EXERCISE PROMPT » Skip the pictures, please, and write out exactly the lines from the opening of the data through the line containing "const rightTicks = [60, 80, 100, 120, 140, 160, 180, 200];".
* * * * * * *
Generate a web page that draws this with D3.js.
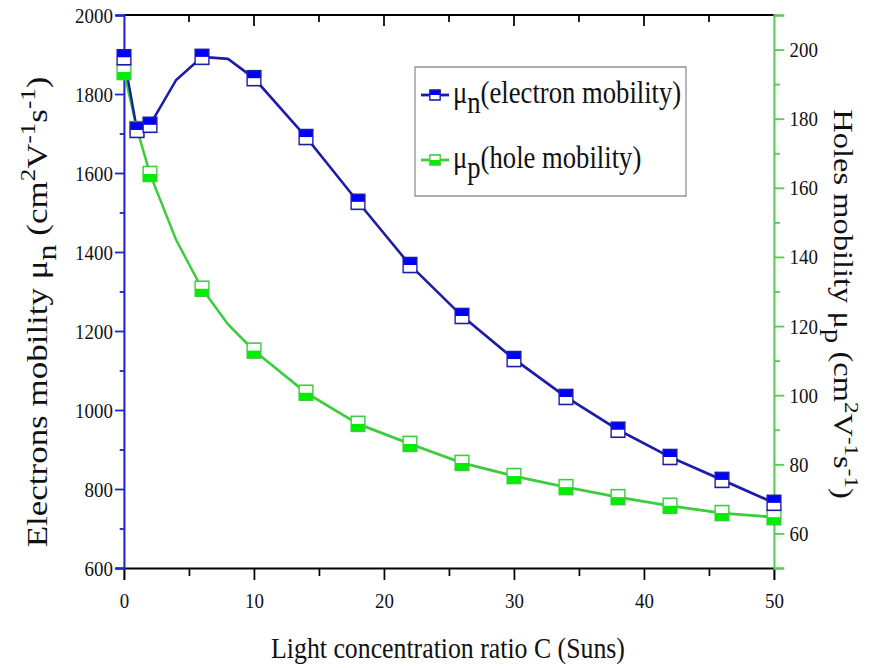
<!DOCTYPE html>
<html>
<head>
    <script src="https://d3js.org/d3.v7.min.js"></script>
    <style>
        body { margin: 0; background: #fff; }
        text { font-family: "Liberation Serif", "Times New Roman", serif; fill: #111; }
    </style>
</head>
<body>
    <svg width="875" height="668"></svg>
    <script>
        // light concentration ratio C (Suns)
        const conc = [0, 1, 2, 4, 6, 8, 10, 14, 18, 22, 26, 30, 34, 38, 42, 46, 50];
        // electron mobility, left axis (cm2 V-1 s-1)
        const muN = [1893, 1709, 1722, 1835, 1894, 1889, 1840, 1691, 1527, 1367, 1238, 1129, 1033, 950, 881, 823, 765];
        // hole mobility, right axis (cm2 V-1 s-1)
        const muP = [193.5, 177, 164, 145, 130.8, 120.5, 112.9, 100.7, 91.7, 85.9, 80.4, 76.6, 73.4, 70.5, 68, 65.9, 64.7];
        // points drawn without a symbol
        const noSymbol = [4, 8];

        const xTicks = [0, 10, 20, 30, 40, 50];
        const leftTicks = [600, 800, 1000, 1200, 1400, 1600, 1800, 2000];
        const rightTicks = [60, 80, 100, 120, 140, 160, 180, 200];

        // the original figure is squeezed horizontally, so draw wide and scale x
        const sx = 0.86;
        const U = px => px / sx;

        const pLeft = U(124), pRight = U(774), pTop = 15, pBottom = 568;
        const svg = d3.select("svg");
        const root = svg.append("g").attr("transform", "scale(" + sx + ",1)");

        const x = d3.scaleLinear().domain([0, 50]).range([pLeft, pRight]);
        const yL = d3.scaleLinear().domain([600, 2000]).range([pBottom, pTop]);
        const yR = d3.scaleLinear().domain([50, 210]).range([pBottom, pTop]);

        const blueLine = "#1c1ca8", blueFill = "#0000ff", blueAxis = "#2323c8";
        const greenLine = "#3ccc3c", greenFill = "#00ee00", greenAxis = "#55cc55";

        // top frame line with inward ticks
        root.append("line").attr("x1", pLeft).attr("x2", pRight).attr("y1", pTop).attr("y2", pTop)
            .attr("stroke", "#000").attr("stroke-width", 1.8);
        root.selectAll(".ttick").data(d3.range(5, 50, 5)).enter().append("line")
            .attr("x1", d => x(d)).attr("x2", d => x(d))
            .attr("y1", pTop).attr("y2", d => pTop + (d % 10 === 0 ? 11 : 7))
            .attr("stroke", "#000").attr("stroke-width", 2);

        // bottom axis
        const gx = root.append("g").attr("transform", "translate(0," + pBottom + ")")
            .call(d3.axisBottom(x).tickValues(d3.range(0, 51, 5)).tickSize(12)
                .tickFormat(d => xTicks.includes(d) ? d : ""));
        gx.select(".domain").attr("stroke", "#000").attr("stroke-width", 1.8);
        gx.selectAll(".tick line").attr("stroke", "#000").attr("stroke-width", 2)
            .attr("y2", d => d % 10 === 0 ? 12 : 8);
        gx.selectAll(".tick text").attr("y", 24).style("font-size", "22px");

        // left axis
        const gl = root.append("g").attr("transform", "translate(" + pLeft + ",0)")
            .call(d3.axisLeft(yL).tickValues(d3.range(600, 2001, 100)).tickSize(10)
                .tickFormat(d => leftTicks.includes(d) ? d : ""));
        gl.select(".domain").attr("stroke", blueAxis).attr("stroke-width", 2.4);
        gl.selectAll(".tick line").attr("stroke", blueAxis).attr("stroke-width", 1.8)
            .attr("x2", d => d % 200 === 0 ? -10.5 : -5);
        gl.selectAll(".tick text").attr("x", -13).style("font-size", "22px");

        // right axis
        const gr = root.append("g").attr("transform", "translate(" + pRight + ",0)")
            .call(d3.axisRight(yR).tickValues(d3.range(50, 211, 10)).tickSize(12)
                .tickFormat(d => rightTicks.includes(d) ? d : ""));
        gr.select(".domain").attr("stroke", greenAxis).attr("stroke-width", 2.4);
        gr.selectAll(".tick line").attr("stroke", greenAxis).attr("stroke-width", 1.8)
            .attr("x2", d => d % 20 === 0 ? 12 : 7);
        gr.selectAll(".tick text").attr("x", 18).style("font-size", "22px");
        root.selectAll(".tick text").attr("fill", "#111")
            .style("font-family", "Liberation Serif");

        // lines
        const pts = conc.map((c, i) => ({ c: c, n: muN[i], p: muP[i] }));
        root.append("path").datum(pts)
            .attr("d", d3.line().x(d => x(d.c)).y(d => yR(d.p)))
            .attr("fill", "none").attr("stroke", greenLine).attr("stroke-width", 2.8);
        root.append("path").datum(pts)
            .attr("d", d3.line().x(d => x(d.c)).y(d => yL(d.n)))
            .attr("fill", "none").attr("stroke", blueLine).attr("stroke-width", 2.8);

        // half-filled square symbols
        function symbol(g, cx, cy, w, h, fillTop, fill, stroke) {
            g.append("rect").attr("x", cx - w / 2).attr("y", cy - h / 2)
                .attr("width", w).attr("height", h).attr("fill", "#fff");
            g.append("rect").attr("x", cx - w / 2).attr("y", fillTop ? cy - h / 2 : cy)
                .attr("width", w).attr("height", h / 2).attr("fill", fill);
            g.append("rect").attr("x", cx - w / 2).attr("y", cy - h / 2)
                .attr("width", w).attr("height", h)
                .attr("fill", "none").attr("stroke", stroke).attr("stroke-width", 1.6);
        }
        const sym = pts.filter(d => !noSymbol.includes(d.c));
        const gs = root.append("g");
        sym.forEach(d => symbol(gs, x(d.c), yR(d.p), 16, 15, false, greenFill, greenLine));
        sym.forEach(d => symbol(gs, x(d.c), yL(d.n), 16, 15, true, blueFill, blueLine));

        // legend
        const lg = root.append("g");
        lg.append("rect").attr("x", U(415)).attr("y", 67).attr("width", U(686) - U(415)).attr("height", 129)
            .attr("fill", "#fff").attr("stroke", "#777").attr("stroke-width", 1.2);
        const legend = [
            { sub: "n", label: "(electron mobility)", line: blueLine, fill: blueFill, topFill: true, y: 95 },
            { sub: "p", label: "(hole mobility)", line: greenLine, fill: greenFill, topFill: false, y: 160 }
        ];
        legend.forEach(d => {
            lg.append("line").attr("x1", U(421)).attr("x2", U(449)).attr("y1", d.y).attr("y2", d.y)
                .attr("stroke", d.line).attr("stroke-width", 2.8);
            symbol(lg, U(435), d.y, 12, 10, d.topFill, d.fill, d.line);
            const t = lg.append("text").attr("x", U(453)).attr("y", d.y + 8).style("font-size", "31px");
            t.append("tspan").text("\u03bc");
            t.append("tspan").attr("dy", 10).text(d.sub);
            t.append("tspan").attr("dy", -10).text(d.label);
        });

        // axis titles
        root.append("text").attr("x", U(448)).attr("y", 658).attr("text-anchor", "middle")
            .style("font-size", "30px").text("Light concentration ratio C (Suns)");

        function unitTitle(t, name, sub, fs) {
            const sup = Math.round(fs * 0.72) + "px";
            const up = Math.round(fs * 0.4), down = Math.round(fs * 0.3);
            t.style("font-size", fs + "px");
            t.append("tspan").text(name + " mobility \u03bc");
            t.append("tspan").attr("dy", down).style("font-size", Math.round(fs * 0.9) + "px").text(sub);
            t.append("tspan").attr("dy", -down).text(" (cm");
            t.append("tspan").attr("dy", -up).style("font-size", sup).text("2");
            t.append("tspan").attr("dy", up).text("V");
            t.append("tspan").attr("dy", -up).style("font-size", sup).text("-1");
            t.append("tspan").attr("dy", up).text("s");
            t.append("tspan").attr("dy", -up).style("font-size", sup).text("-1");
            t.append("tspan").attr("dy", up).text(")");
        }
        const lt = root.append("text").attr("transform", "translate(" + U(47) + ",312) rotate(-90)")
            .attr("text-anchor", "middle");
        unitTitle(lt, "Electrons", "n", 35);
        const rt = root.append("text").attr("transform", "translate(" + U(834) + ",304) rotate(90)")
            .attr("text-anchor", "middle");
        unitTitle(rt, "Holes", "p", 32.5);
    </script>
</body>
</html>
* * * * * * *
RESULT FOR THIS EXERCISE »
Generate a web page that draws this with D3.js.
<!DOCTYPE html>
<html>
<head>
    <script src="https://d3js.org/d3.v7.min.js"></script>
    <style>
        body { margin: 0; background: #fff; }
        text { font-family: "Liberation Serif", "Times New Roman", serif; fill: #111; }
    </style>
</head>
<body>
    <svg width="875" height="668"></svg>
    <script>
        // light concentration ratio C (Suns)
        const conc = [0, 1, 2, 4, 6, 8, 10, 14, 18, 22, 26, 30, 34, 38, 42, 46, 50];
        // electron mobility, left axis (cm2 V-1 s-1)
        const muN = [1893, 1709, 1722, 1835, 1894, 1889, 1840, 1691, 1527, 1367, 1238, 1129, 1033, 950, 881, 823, 765];
        // hole mobility, right axis (cm2 V-1 s-1)
        const muP = [193.5, 177, 164, 145, 130.8, 120.5, 112.9, 100.7, 91.7, 85.9, 80.4, 76.6, 73.4, 70.5, 68, 65.9, 64.7];
        // points drawn without a symbol
        const noSymbol = [4, 8];

        const xTicks = [0, 10, 20, 30, 40, 50];
        const leftTicks = [600, 800, 1000, 1200, 1400, 1600, 1800, 2000];
        const rightTicks = [60, 80, 100, 120, 140, 160, 180, 200];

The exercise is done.